San Pedro había negado a Jesús hasta en tres ocasiones, cuando éste estaba en
poder de los judíos. Ahora Jesús le da la oportunidad de borrar esas tres
negaciones. Por eso, le pregunta en tres ocasiones si lo quiere, si lo ama, y
Pedro contesta por tres veces que sí, que lo quiere. Nadie pierde más trozos de su corazón que cuando se acerca al enemigo,
al que le ha hecho algo malo, y busca la reconciliación con él. Nadie pierde
más trozos de su corazón que cuando perdona.
Otro
ejemplo de ese corazón roto de Jesús, también en el evangelio de hoy, lo
tenemos en el siguiente hecho, que a mí me enternece tanto. Mirad cómo Jesús se
acerca una y otra vez a sus discípulos, que habían quedado como huérfanos, para
consolarlos y confortarlos. “En aquel
tiempo, Jesús se apareció otra vez a sus discípulos junto al lago de
Tiberíades”. Saboread estos detalles.
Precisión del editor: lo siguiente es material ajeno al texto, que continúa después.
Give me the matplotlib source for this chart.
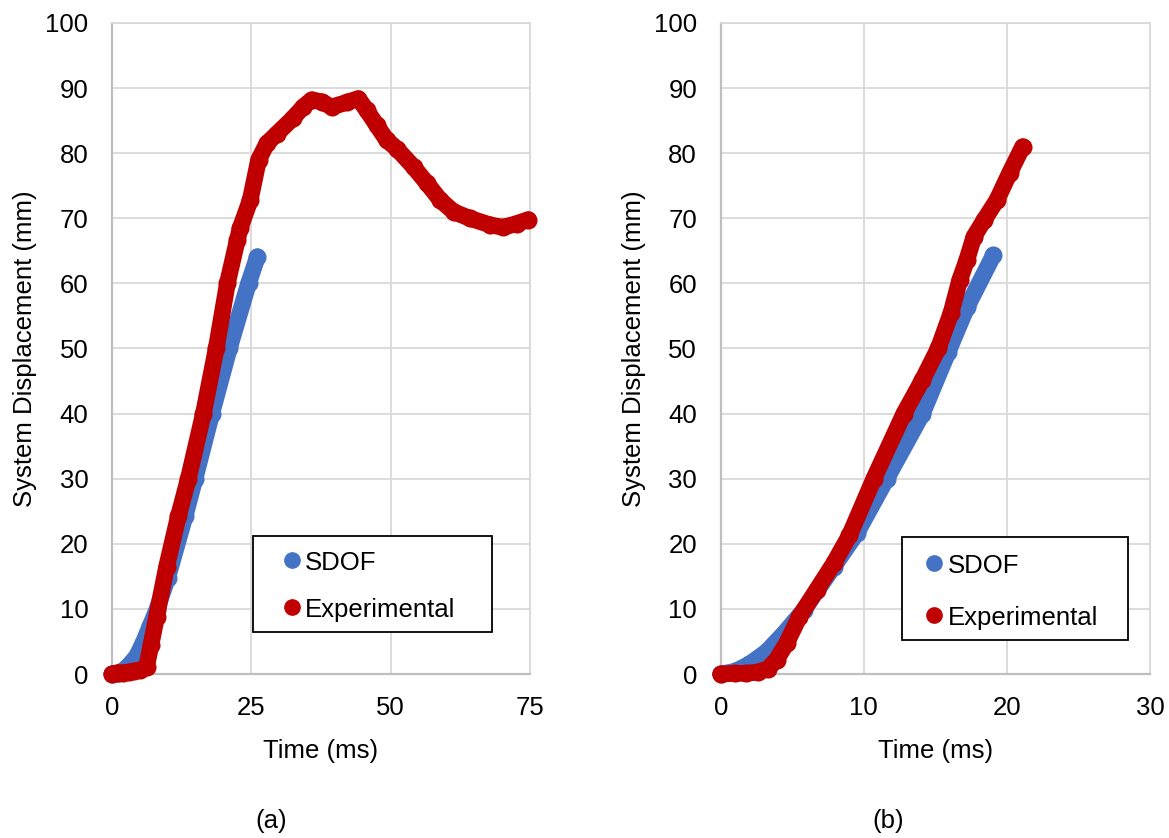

Cerrad los ojos e imaginaros la escena
que nos cuenta el evangelio: Jesús se hace el encontradizo; Jesús les facilita
una pesca abundante indicándoles dónde tienen que echar las redes; Jesús les
prepara el fuego, como si fuera un ama de casa, una madre, para que, al llegar
a tierra los discípulos pescadores, él pueda cocinarles un poco de pescado y
puedan desayunar; pero Jesús no se conforma con preparar el desayuno, sino que
también les reparte la comida: “Jesús se
acerca, toma el pan y se lo da; y lo mismo el pescado”. De amar tanto a los suyos, de preocuparse
tanto por los suyos, de sufrir tanto por los suyos, Jesús tendrá el corazón
como era descrito en el cuento de hoy. ¿Cómo está el mío?